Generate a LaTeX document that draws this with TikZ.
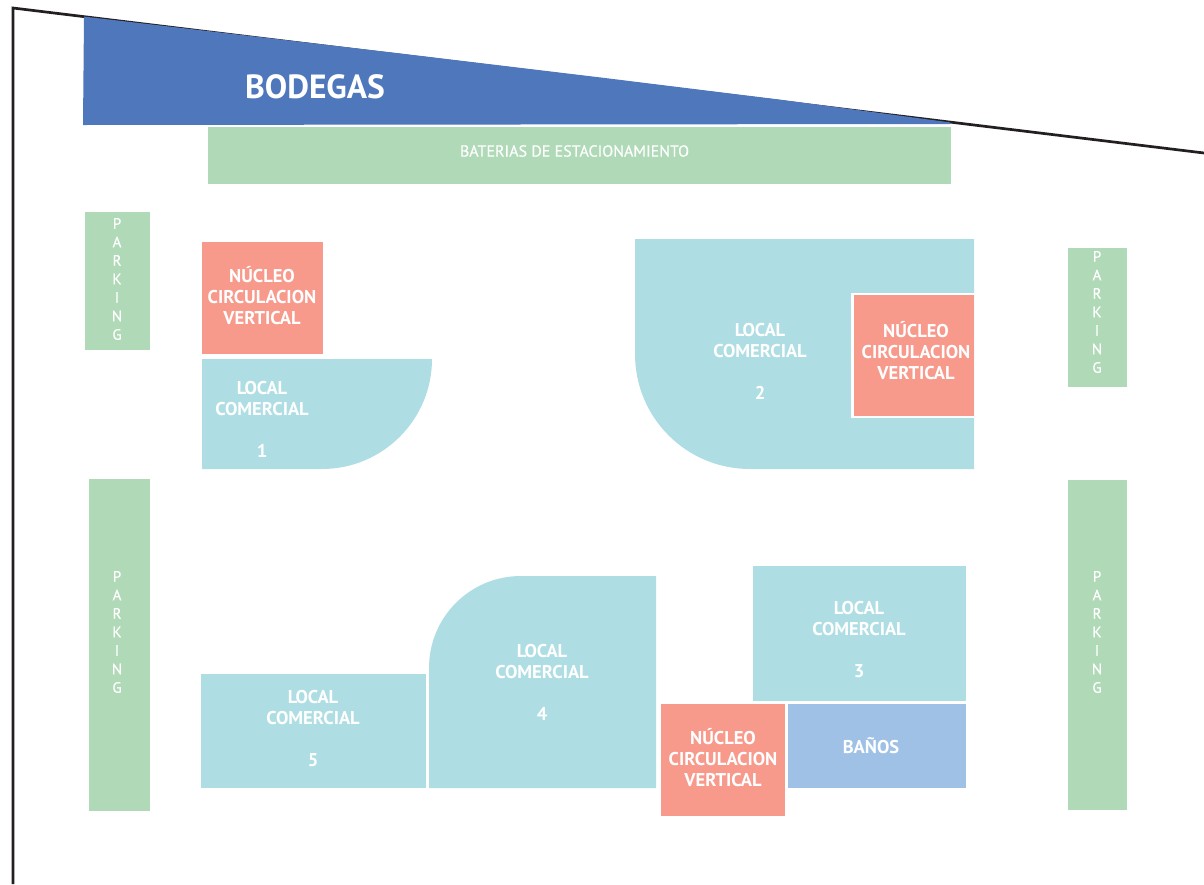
===============
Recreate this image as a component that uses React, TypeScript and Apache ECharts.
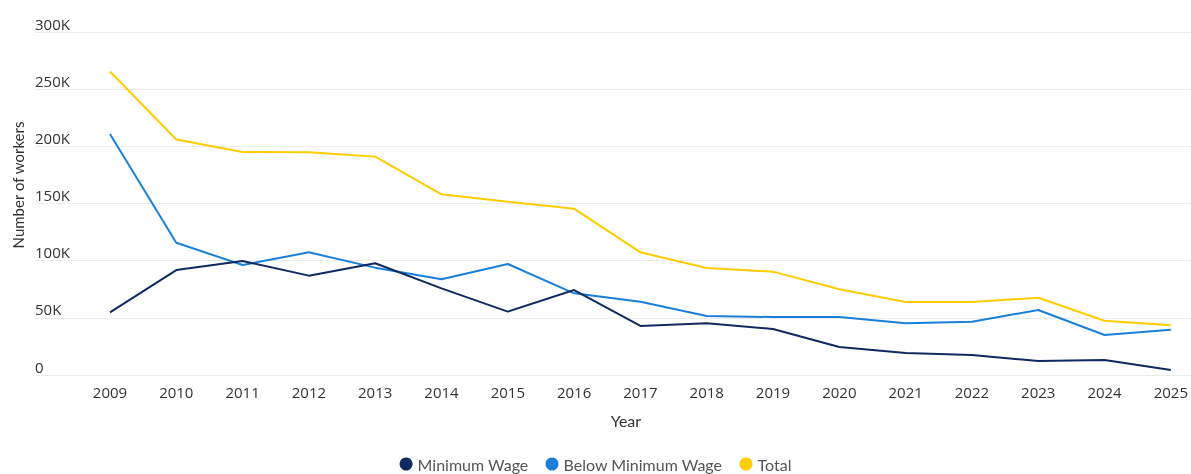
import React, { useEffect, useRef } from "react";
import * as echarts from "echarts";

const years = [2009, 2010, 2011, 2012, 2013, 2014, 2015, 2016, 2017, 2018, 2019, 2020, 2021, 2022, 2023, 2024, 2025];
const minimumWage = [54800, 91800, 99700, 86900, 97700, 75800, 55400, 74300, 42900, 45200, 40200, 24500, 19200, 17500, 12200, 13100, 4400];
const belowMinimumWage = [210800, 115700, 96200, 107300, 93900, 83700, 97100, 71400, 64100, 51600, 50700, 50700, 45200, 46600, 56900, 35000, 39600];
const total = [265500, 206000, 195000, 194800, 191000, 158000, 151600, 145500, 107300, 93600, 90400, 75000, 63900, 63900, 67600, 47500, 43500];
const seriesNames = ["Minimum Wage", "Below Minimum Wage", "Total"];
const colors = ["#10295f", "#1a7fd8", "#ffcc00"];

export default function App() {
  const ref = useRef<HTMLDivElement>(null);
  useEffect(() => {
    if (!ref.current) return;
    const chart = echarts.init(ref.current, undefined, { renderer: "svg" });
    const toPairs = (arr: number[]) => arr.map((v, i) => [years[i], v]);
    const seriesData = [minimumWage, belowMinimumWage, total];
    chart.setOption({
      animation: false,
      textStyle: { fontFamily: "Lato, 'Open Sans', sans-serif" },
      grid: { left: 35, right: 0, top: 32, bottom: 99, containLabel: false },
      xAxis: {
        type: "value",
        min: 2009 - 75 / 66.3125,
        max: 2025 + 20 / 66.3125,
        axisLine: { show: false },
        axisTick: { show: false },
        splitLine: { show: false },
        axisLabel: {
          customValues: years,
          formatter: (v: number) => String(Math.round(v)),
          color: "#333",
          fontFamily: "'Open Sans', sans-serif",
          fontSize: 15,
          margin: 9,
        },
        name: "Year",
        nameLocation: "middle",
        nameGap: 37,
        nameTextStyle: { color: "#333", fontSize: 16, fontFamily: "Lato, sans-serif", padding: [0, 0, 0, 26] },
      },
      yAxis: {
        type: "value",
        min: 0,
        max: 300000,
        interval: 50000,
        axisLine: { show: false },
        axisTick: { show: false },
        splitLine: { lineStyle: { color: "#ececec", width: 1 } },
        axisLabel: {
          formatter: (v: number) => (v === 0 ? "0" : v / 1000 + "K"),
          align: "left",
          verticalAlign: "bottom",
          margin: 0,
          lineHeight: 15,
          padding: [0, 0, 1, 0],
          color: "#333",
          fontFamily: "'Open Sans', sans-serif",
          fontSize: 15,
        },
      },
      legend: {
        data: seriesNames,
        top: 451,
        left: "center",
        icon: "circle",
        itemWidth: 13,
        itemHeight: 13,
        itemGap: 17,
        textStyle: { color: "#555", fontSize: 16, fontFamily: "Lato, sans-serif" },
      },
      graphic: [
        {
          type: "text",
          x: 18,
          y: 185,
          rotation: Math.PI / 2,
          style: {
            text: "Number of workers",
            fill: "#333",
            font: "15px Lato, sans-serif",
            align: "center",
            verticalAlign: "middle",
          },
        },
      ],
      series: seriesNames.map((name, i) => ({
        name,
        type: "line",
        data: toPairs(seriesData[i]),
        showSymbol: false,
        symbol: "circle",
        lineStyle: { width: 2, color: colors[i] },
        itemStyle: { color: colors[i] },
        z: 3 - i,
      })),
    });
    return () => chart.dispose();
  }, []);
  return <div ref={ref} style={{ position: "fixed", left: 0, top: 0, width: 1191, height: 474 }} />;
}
===============
#### Stated goal
Pick out the lines that include the word "this" and write them out.

#### Final result
Generate a LaTeX document that draws this with TikZ.
Recreate this image as a component that uses React, TypeScript and Apache ECharts.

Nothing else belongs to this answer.